С именем Уистлера навсегда связано изображение ночи, – нет, не просто мрака, а того меланхолически пленительного часа, что французы называют «l’heure bleue». Он нашел в этом «синем часе» такое множество тончайших оттенков, что ни одна его картина не повторяет тональности другой, от едва потухающего дня до глубоких сумерек, на фоне которых так ярко загораются мимолетные огни фейерверков. И еще одно почти обязательное условие, всегда прельщающее Уистлера: холодные краски неба то отражаются, то сливаются с водой внизу – будь это Темза, лагуны Венеции или океан. Море он страстно любил, оно для него было не менее живым и значительным, чем люди. Нет, люди даже мешают. Позднее он избегает нарушать его самодовлеющее бытие человеческими фигурами хотя бы едва намеченными, как в «Ноктюрне.

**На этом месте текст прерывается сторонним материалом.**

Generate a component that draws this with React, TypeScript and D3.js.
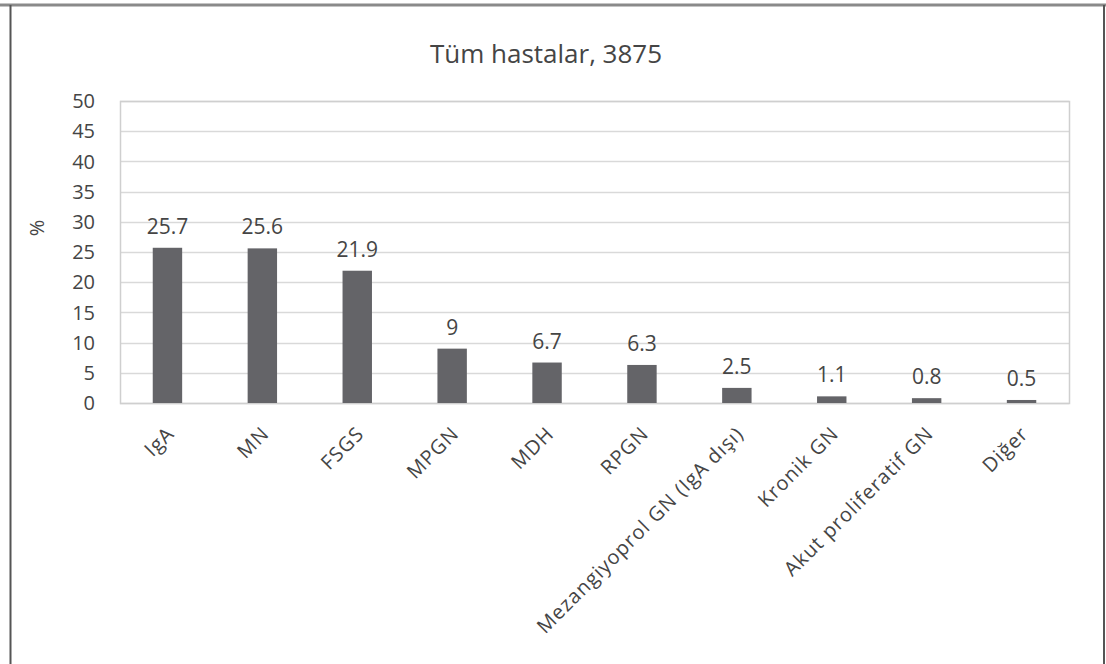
import React, { useEffect, useRef } from "react";
import * as d3 from "d3";

// Glomerular disease distribution, all patients
const categories: string[] = [
  "IgA",
  "MN",
  "FSGS",
  "MPGN",
  "MDH",
  "RPGN",
  "Mezangiyoprol GN (IgA dışı)",
  "Kronik GN",
  "Akut proliferatif GN",
  "Diğer",
];
const percentages: number[] = [25.7, 25.6, 21.9, 9, 6.7, 6.3, 2.5, 1.1, 0.8, 0.5];
const yTicks: number[] = [0, 5, 10, 15, 20, 25, 30, 35, 40, 45, 50];
const chartTitle = "Tüm hastalar, 3875";
const yAxisLabel = "%";

const W = 1106;
const H = 664;
const FONT = "'Open Sans', 'DejaVu Sans', sans-serif";
const TEXT = "#454545";

export default function App() {
  const ref = useRef<SVGSVGElement | null>(null);

  useEffect(() => {
    const svg = d3.select(ref.current);
    svg.selectAll("*").remove();

    const plot = { left: 120, right: 1069, top: 101, bottom: 403 };

    const x = d3
      .scaleBand<string>()
      .domain(categories)
      .range([plot.left, plot.right])
      .paddingInner(0.69)
      .paddingOuter(0.345);
    const y = d3.scaleLinear().domain([0, 50]).range([plot.bottom, plot.top]);

    svg.append("rect").attr("width", W).attr("height", H).attr("fill", "#fff");

    // outer frame
    svg
      .append("line")
      .attr("x1", 0)
      .attr("x2", W)
      .attr("y1", 5)
      .attr("y2", 5)
      .attr("stroke", "#8a8a8a")
      .attr("stroke-width", 3);
    svg
      .append("line")
      .attr("x1", 10.5)
      .attr("x2", 10.5)
      .attr("y1", 5)
      .attr("y2", H)
      .attr("stroke", "#555")
      .attr("stroke-width", 2);
    svg
      .append("line")
      .attr("x1", 1104)
      .attr("x2", 1104)
      .attr("y1", 5)
      .attr("y2", H)
      .attr("stroke", "#555")
      .attr("stroke-width", 2);

    // title
    svg
      .append("text")
      .attr("x", 546)
      .attr("y", 63)
      .attr("text-anchor", "middle")
      .attr("font-family", FONT)
      .attr("font-size", 26)
      .attr("fill", TEXT)
      .text(chartTitle);

    // gridlines
    svg
      .append("g")
      .selectAll("line")
      .data(yTicks)
      .join("line")
      .attr("x1", plot.left)
      .attr("x2", plot.right)
      .attr("y1", (d) => Math.round(y(d)) + 0.5)
      .attr("y2", (d) => Math.round(y(d)) + 0.5)
      .attr("stroke", "#d9d9d9")
      .attr("stroke-width", 1.5);

    // plot area border
    svg
      .append("rect")
      .attr("x", plot.left + 0.5)
      .attr("y", plot.top + 0.5)
      .attr("width", plot.right - plot.left)
      .attr("height", plot.bottom - plot.top)
      .attr("fill", "none")
      .attr("stroke", "#cfcfcf")
      .attr("stroke-width", 1.5);

    // y tick labels
    svg
      .append("g")
      .selectAll("text")
      .data(yTicks)
      .join("text")
      .attr("x", 95)
      .attr("y", (d) => y(d))
      .attr("dy", "0.36em")
      .attr("text-anchor", "end")
      .attr("font-family", FONT)
      .attr("font-size", 20)
      .attr("fill", TEXT)
      .text((d) => String(d));

    // y axis title
    svg
      .append("text")
      .attr("transform", `translate(44,228) rotate(-90)`)
      .attr("text-anchor", "middle")
      .attr("font-family", FONT)
      .attr("font-size", 20)
      .attr("fill", TEXT)
      .text(yAxisLabel);

    // bars
    svg
      .append("g")
      .selectAll("rect")
      .data(percentages)
      .join("rect")
      .attr("x", (_, i) => x(categories[i])!)
      .attr("y", (d) => y(d))
      .attr("width", x.bandwidth())
      .attr("height", (d) => y(0) - y(d))
      .attr("fill", "#646468");

    // value labels
    svg
      .append("g")
      .selectAll("text")
      .data(percentages)
      .join("text")
      .attr("x", (_, i) => x(categories[i])! + x.bandwidth() / 2)
      .attr("y", (d) => y(d) - 14)
      .attr("text-anchor", "middle")
      .attr("font-family", FONT)
      .attr("font-size", 21)
      .attr("fill", TEXT)
      .text((d) => String(d));

    // category labels, rotated
    svg
      .append("g")
      .selectAll("text")
      .data(categories)
      .join("text")
      .attr("transform", (d) => {
        const cx = x(d)! + x.bandwidth() / 2 + 8;
        return `translate(${cx},435) rotate(-45)`;
      })
      .attr("text-anchor", "end")
      .attr("font-family", FONT)
      .attr("font-size", 20)
      .attr("letter-spacing", 1)
      .attr("fill", TEXT)
      .text((d) => d);
  }, []);

  return (
    <svg
      ref={ref}
      width={W}
      height={H}
      style={{ position: "absolute", left: 0, top: 0, display: "block" }}
    />
  );
}
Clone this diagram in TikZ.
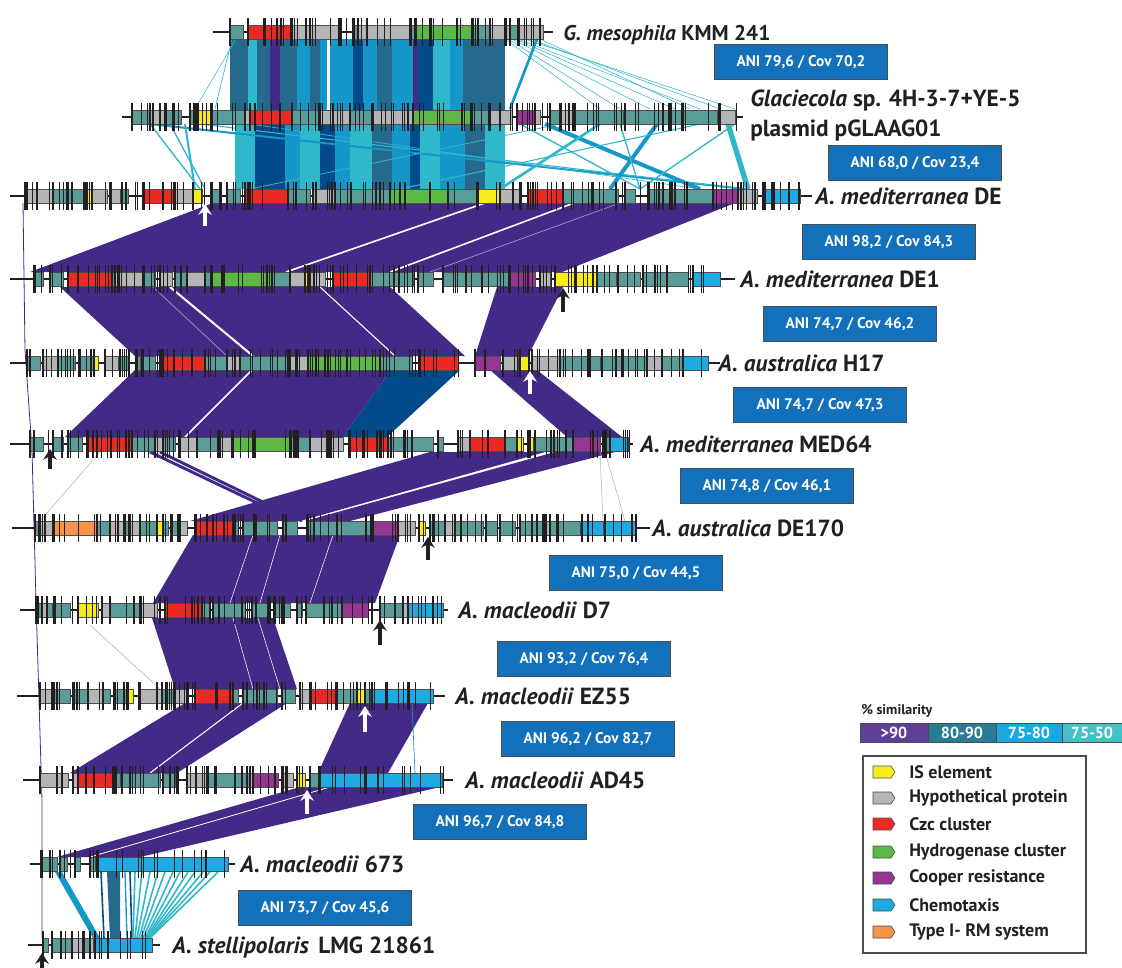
\documentclass[tikz,border=0pt]{standalone}
\usepackage{fontspec}
\setmainfont{PT Sans}
\usetikzlibrary{arrows.meta}

\definecolor{cT}{HTML}{5A9C98}
\definecolor{cG}{HTML}{B3B5B7}
\definecolor{cR}{HTML}{EC2A24}
\definecolor{cY}{HTML}{F7EC1B}
\definecolor{cN}{HTML}{5CB946}
\definecolor{cP}{HTML}{953693}
\definecolor{cB}{HTML}{1EABE1}
\definecolor{cO}{HTML}{F6944B}
\definecolor{sP}{HTML}{432A87}
\definecolor{sD}{HTML}{256A8C}
\definecolor{sB}{HTML}{1597C9}
\definecolor{sC}{HTML}{2EB8C9}
\definecolor{sK}{HTML}{024B8B}
\definecolor{anifill}{HTML}{1271BA}
\definecolor{txt}{HTML}{231F20}
\definecolor{l90}{HTML}{603F97}
\definecolor{l80}{HTML}{2A7C92}
\definecolor{l75}{HTML}{1CA8DF}
\definecolor{l50}{HTML}{44C0C6}

\tikzset{
  backbone/.style={draw=txt, line width=1.5pt},
  gene/.style={draw=black!70, line width=0.45pt},
  tickmark/.style={draw=txt, line width=0.85pt},
  ribbon/.style={fill=sP},
  ani/.style={draw=black!70, fill=anifill, line width=0.6pt, minimum width=130pt,
    minimum height=26pt, text=white, font=\bfseries\fontsize{11.5}{13}\selectfont},
  strain/.style={anchor=base west, inner sep=0pt, text=txt,
    font=\bfseries\fontsize{17.5}{22.5}\selectfont},
  legtext/.style={anchor=west, inner sep=0pt, text=txt, font=\bfseries\fontsize{13.5}{15}\selectfont},
  uparrow/.style={-{Stealth[length=8pt,width=10pt]}, line width=2.4pt},
}

% #1 y, #2-#3 backbone, #4-#5 tick range, #6 number of ticks, #7 genes
\newcommand\genetrack[7]{%
  \draw[backbone] (#2,#1) -- (#3,#1);
  \foreach \ga/\gb/\gc in {#7} {
    \draw[gene, fill=\gc] (\ga,#1-7) rectangle (\gb,#1+7);
    \draw[tickmark] (\ga,#1-14) -- (\ga,#1+14);
  }
  \foreach \k in {1,...,#6} {
    \pgfmathsetmacro\tx{#4+rnd*(#5-#4)}
    \draw[tickmark] (\tx,#1-14) -- (\tx,#1+14);
  }
}

\begin{document}
\begin{tikzpicture}[x=0.75pt, y=-0.75pt]
\useasboundingbox (0,0) rectangle (1122,968);
\pgfmathsetseed{7}

% blast hits between neighbouring genomes
\foreach \a/\b/\c in {230/248/sD, 248/257/sC, 257/270/sD, 270/280/sP, 280/297/sD,
  297/310/sB, 310/320/sD, 320/327/sB, 330/353/sB, 353/363/sK, 363/377/sB,
  377/392/sD, 392/413/sB, 413/418/sP, 418/433/sK, 433/450/sC, 450/463/sB,
  463/487/sD, 487/505/sD}
  \fill[\c] (\a,39) rectangle (\b,110);
\foreach \a/\b/\c in {235/255/sC, 255/285/sK, 285/300/sB, 300/320/sC, 320/335/sK,
  335/350/sB, 350/372/sC, 372/392/sD, 392/410/sB, 410/420/sK, 420/440/sC,
  440/465/sB, 465/485/sD, 485/505/sC}
  \fill[\c] (\a,124) rectangle (\b,189);
\foreach \xa/\ya/\xb/\yb/\c/\w in {505/39/600/109/sC/0.4pt, 512/39/650/109/sC/0.4pt,
  518/39/700/109/sC/0.4pt, 525/39/735/109/sC/0.4pt, 530/39/720/109/sC/0.4pt,
  540/39/690/109/sC/0.4pt, 508/39/620/109/sC/0.4pt, 515/39/675/109/sC/0.4pt,
  537/39/510/109/sB/2pt, 232/39/215/109/sC/0.5pt, 236/39/195/109/sC/0.4pt,
  150/124/745/189/sB/1.5pt, 200/124/745/189/sC/0.8pt, 250/124/700/189/sC/0.5pt,
  545/124/700/189/sB/3pt, 600/124/500/189/sC/2pt, 657/124/610/189/sB/3pt,
  728/124/748/189/sC/4pt, 700/124/400/189/sC/0.8pt, 560/124/250/189/sC/0.6pt,
  735/124/640/189/sC/1pt, 620/124/640/189/sC/1pt, 520/124/640/189/sC/1pt,
  150/124/200/189/sC/1pt, 170/124/205/189/sC/1pt, 185/124/195/189/sC/1.5pt}
  \draw[\c, line width=\w] (\xa,\ya) -- (\xb,\yb);

\foreach \ya/\yb/\a/\b/\c/\d in {203/272/213/735/562/30, 287/356/60/390/465/135,
  287/356/497/563/528/475, 370/437/135/391/343/65, 370/437/490/537/622/567,
  452/521/430/545/300/190, 452/521/555/615/350/305, 535/603/193/400/375/153,
  618/689/152/273/297/175, 703/773/185/287/177/70, 703/773/350/428/388/318,
  787/857/300/440/140/57}
  \fill[ribbon] (\a,\ya) -- (\b,\ya) -- (\c,\yb) -- (\d,\yb) -- cycle;
\fill[sK] (391,370) -- (460,370) -- (387,437) -- (343,437) -- cycle;
\draw[sP, line width=2.2pt] (150,452) -- (295,521);
\draw[sP, line width=2.2pt] (160,452) -- (302,521);
\foreach \xa/\ya/\xb/\yb/\w in {485/203/286/272/1.2pt, 574/203/390/272/1.2pt,
  170/287/253/356/1.5pt, 320/287/395/356/0.8pt, 252/370/185/437/1.2pt,
  253/535/230/603/0.4pt, 280/535/260/603/0.4pt, 333/535/310/603/0.4pt,
  233/618/253/689/0.4pt, 258/618/280/689/0.4pt, 243/703/150/773/0.8pt,
  330/787/90/857/0.6pt}
  \draw[white, line width=\w] (\xa,\ya) -- (\xb,\yb);
\foreach \xa/\ya/\xb/\yb in {620/203/430/272, 153/287/227/356, 100/452/40/521,
  600/452/603/521, 605/452/625/521, 90/625/160/689}
  \draw[sP!40, line width=0.4pt] (\xa,\ya) -- (\xb,\yb);
\draw[sB, line width=0.5pt] (412,703) -- (415,773);
\draw[sP, line width=0.6pt] (23,203) -- (25,350) -- (32,450) -- (36,600) -- (42,800) -- (42,938);
\fill[sB] (55,872) -- (62,872) -- (100,938) -- (93,938) -- cycle;
\fill[sD] (107,872) -- (120,872) -- (120,938) -- (110,938) -- cycle;
\draw[sK, line width=1.2pt] (101,872) -- (104,938);
\draw[sK, line width=1.2pt] (130,872) -- (132,938);
\draw[sB, line width=1pt] (125,872) -- (127,938);
\foreach \t/\b in {135/133, 142/135, 150/137, 158/139, 165/141, 173/143,
  180/145, 188/146, 195/147, 203/148, 210/149, 218/150}
  \draw[sC, line width=1.2pt] (\t,872) -- (\b,938);

% genomes
\genetrack{32}{213}{553}{228}{545}{55}{230/243/cT, 248/292/cR, 292/338/cG,
  353/358/cT, 358/410/cG, 410/415/cT, 415/472/cN, 472/490/cT, 490/510/cG,
  510/518/cT, 518/543/cG}
\genetrack{117}{122}{743}{130}{738}{110}{132/150/cT, 150/165/cG, 165/181/cT,
  190/198/cT, 198/212/cY, 212/245/cT, 245/250/cG, 250/292/cR, 292/318/cT,
  320/350/cG, 350/372/cT, 372/412/cG, 413/472/cN, 472/490/cT, 490/512/cG,
  517/535/cP, 535/540/cG, 550/560/cT, 560/572/cG, 574/623/cT, 625/663/cT,
  663/717/cT, 720/735/cG}
\genetrack{196}{10}{812}{25}{800}{140}{27/53/cG, 53/72/cT, 72/85/cT, 86/91/cY,
  92/107/cG, 110/120/cG, 122/128/cT, 143/175/cR, 175/193/cG, 193/202/cY,
  211/220/cT, 227/240/cT, 245/288/cR, 288/310/cT, 313/335/cG, 335/390/cT,
  390/448/cN, 448/478/cT, 478/500/cY, 500/520/cG, 528/563/cR, 563/618/cT,
  625/635/cT, 648/713/cT, 713/738/cP, 738/757/cG, 765/800/cB}
\genetrack{279}{10}{735}{30}{722}{130}{34/43/cT, 50/63/cT, 68/112/cR, 112/115/cT,
  115/142/cG, 143/155/cT, 160/172/cG, 175/187/cT, 187/205/cG, 205/212/cT,
  212/272/cN, 272/290/cT, 290/305/cG, 305/308/cY, 308/325/cG, 333/370/cR,
  370/413/cT, 418/433/cT, 443/510/cT, 510/535/cP, 540/550/cG, 555/597/cY,
  597/616/cT, 618/640/cT, 643/688/cT, 693/720/cB}
\genetrack{363}{10}{720}{25}{710}{125}{27/40/cT, 43/58/cG, 58/75/cT, 80/93/cT,
  94/98/cY, 105/118/cG, 120/128/cT, 137/140/cT, 143/155/cT, 160/163/cT,
  163/205/cR, 205/227/cT, 227/240/cG, 240/290/cT, 290/308/cG, 308/380/cN,
  380/412/cT, 420/458/cR, 475/500/cP, 503/518/cG, 520/528/cY, 532/560/cG,
  560/587/cT, 588/600/cT, 602/647/cT, 647/662/cG, 662/682/cT, 683/708/cB}
\genetrack{444}{10}{633}{28}{630}{110}{30/43/cT, 53/63/cT, 68/82/cT, 88/132/cR,
  132/155/cT, 155/162/cG, 163/175/cT, 180/197/cG, 197/217/cT, 220/233/cG,
  233/290/cN, 290/310/cT, 310/328/cG, 328/330/cY, 330/343/cG, 350/388/cR,
  388/433/cT, 438/443/cT, 458/470/cG, 470/505/cR, 505/517/cT, 517/523/cY,
  530/533/cY, 535/573/cT, 573/600/cP, 603/610/cT, 610/628/cB}
\genetrack{528}{12}{650}{32}{638}{95}{35/40/cT, 40/53/cG, 53/97/cO, 97/110/cT,
  110/125/cG, 125/130/cT, 130/140/cG, 140/157/cT, 157/162/cY, 163/168/cT,
  172/180/cT, 180/187/cG, 195/233/cR, 233/238/cT, 243/277/cT, 283/297/cT,
  307/337/cT, 337/370/cT, 373/398/cP, 398/415/cG, 419/425/cY, 430/445/cT,
  445/455/cG, 455/483/cT, 486/497/cT, 500/515/cT, 520/545/cT, 545/550/cG,
  550/580/cT, 582/603/cB, 605/636/cB}
\genetrack{610}{20}{448}{35}{445}{70}{37/42/cT, 42/47/cG, 47/52/cT, 55/70/cT,
  78/98/cY, 102/110/cG, 110/140/cT, 140/157/cG, 165/202/cR, 202/210/cT,
  213/245/cT, 252/267/cT, 275/290/cT, 297/302/cT, 306/342/cT, 342/368/cP,
  380/395/cT, 395/403/cT, 403/408/cG, 408/443/cB}
\genetrack{696}{17}{445}{38}{435}{70}{40/52/cG, 52/70/cT, 73/88/cT, 88/102/cG,
  103/110/cT, 115/127/cT, 128/133/cY, 140/162/cG, 162/175/cT, 175/187/cG,
  195/233/cR, 233/238/cT, 243/277/cT, 282/295/cT, 300/310/cG, 310/337/cR,
  337/357/cT, 357/365/cY, 365/370/cT, 372/433/cB}
\genetrack{780}{23}{453}{38}{445}{70}{40/68/cG, 73/78/cG, 78/113/cR, 113/120/cT,
  122/160/cT, 163/175/cT, 187/207/cG, 207/216/cT, 216/250/cT, 250/253/cG,
  253/278/cP, 282/293/cG, 297/305/cY, 310/318/cT, 320/442/cB}
\genetrack{864}{30}{235}{40}{230}{22}{42/50/cT, 50/57/cT, 60/67/cT, 75/80/cT,
  90/95/cT, 98/228/cB}
\genetrack{945}{28}{160}{42}{153}{12}{43/48/cT, 52/72/cT, 72/83/cG, 83/90/cT,
  90/93/cG, 95/152/cB}

% IS arrows
\draw[uparrow, white] (205,226) -- (205,204);
\draw[uparrow, txt] (563,312) -- (563,288);
\draw[uparrow, white] (530,394) -- (530,371);
\draw[uparrow, txt] (50,469) -- (50,449);
\draw[uparrow, txt] (428,560) -- (428,537);
\draw[uparrow, txt] (380,645) -- (380,620);
\draw[uparrow, white] (365,732) -- (365,706);
\draw[uparrow, white] (307,814) -- (307,790);
\draw[uparrow, txt] (42,970) -- (42,953);

% strain names
\node[strain, font=\bfseries\fontsize{16}{20}\selectfont] (gmes) at (563,40) {\textit{G. mesophila} KMM 241};
\node[strain] (glac) at (750,106) {\textit{Glaciecola} sp. 4H-3-7+YE-5};
\node[strain] (glacp) at (750,136) {plasmid pGLAAG01};
\node[strain] (amde) at (815,204) {\textit{A. mediterranea} DE};
\node[strain] (amde1) at (740,287) {\textit{A. mediterranea} DE1};
\node[strain] (auh17) at (718,371) {\textit{A. australica} H17};
\node[strain] (amed64) at (640,452) {\textit{A. mediterranea} MED64};
\node[strain] (au170) at (652,536) {\textit{A. australica} DE170};
\node[strain] (amd7) at (458,618) {\textit{A. macleodii} D7};
\node[strain] (amez) at (455,704) {\textit{A. macleodii} EZ55};
\node[strain] (amad) at (465,788) {\textit{A. macleodii} AD45};
\node[strain] (am673) at (240,872) {\textit{A. macleodii} 673};
\node[strain] (aste) at (172,953) {\textit{A. stellipolaris}\hspace{7pt}LMG 21861};

% ANI values
\node[ani] (ani1) at (801,62) {ANI 79,6 / Cov 70,2};
\node[ani] (ani2) at (915,163) {ANI 68,0 / Cov 23,4};
\node[ani] (ani3) at (889,242) {ANI 98,2 / Cov 84,3};
\node[ani] (ani4) at (850,324) {ANI 74,7 / Cov 46,2};
\node[ani] (ani5) at (820,405) {ANI 74,7 / Cov 47,3};
\node[ani] (ani6) at (767,486) {ANI 74,8 / Cov 46,1};
\node[ani] (ani7) at (636,573) {ANI 75,0 / Cov 44,5};
\node[ani] (ani8) at (584,659) {ANI 93,2 / Cov 76,4};
\node[ani] (ani9) at (588,739) {ANI 96,2 / Cov 82,7};
\node[ani] (ani10) at (500,822) {ANI 96,7 / Cov 84,8};
\node[ani] (ani11) at (325,908) {ANI 73,7 / Cov 45,6};

% legend
\node[anchor=west, inner sep=0pt, text=txt, font=\bfseries\fontsize{10.5}{12}\selectfont]
  (simtitle) at (861,711) {\% similarity};
\foreach \a/\b/\c/\t in {860/928/l90/{>90}, 928/996/l80/80-90, 996/1062/l75/75-80, 1062/1122/l50/75-50} {
  \draw[fill=\c, draw=black!70, line width=0.6pt] (\a,723) rectangle (\b,742);
  \node[text=white, font=\bfseries\fontsize{12}{13}\selectfont] (bar-\c) at ({(\a+\b)/2},732.5) {\t};
}
\draw[black!70, line width=0.8pt] (863,756) rectangle (1086,953);
\foreach \y/\c/\t/\n in {772/cY/IS element/is, 798/cG/Hypothetical protein/hyp,
  824/cR/Czc cluster/czc, 852/cN/Hydrogenase cluster/hyd, 878/cP/Cooper resistance/cop,
  905/cB/Chemotaxis/che, 932/cO/Type I- RM system/rm} {
  \draw[gene, fill=\c] (873,\y-6) -- (891,\y-6) -- (895,\y) -- (891,\y+6) -- (873,\y+6) -- cycle;
  \node[legtext] (leg-\n) at (909,\y) {\t};
}
\end{tikzpicture}
\end{document}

Синее с зеленым», или одинокими, как фигура Курбе на берегу океана в Трувиле («Гармония в синем и серебряном. Трувиль», 1865). Образ моря становится одушевленным – оно может быть «Сердитым» («The Angry Sea») или «Печальным» («The Sad Sea»), и вы убеждаетесь, что художник от всей души сочувствует ему, как живому существу.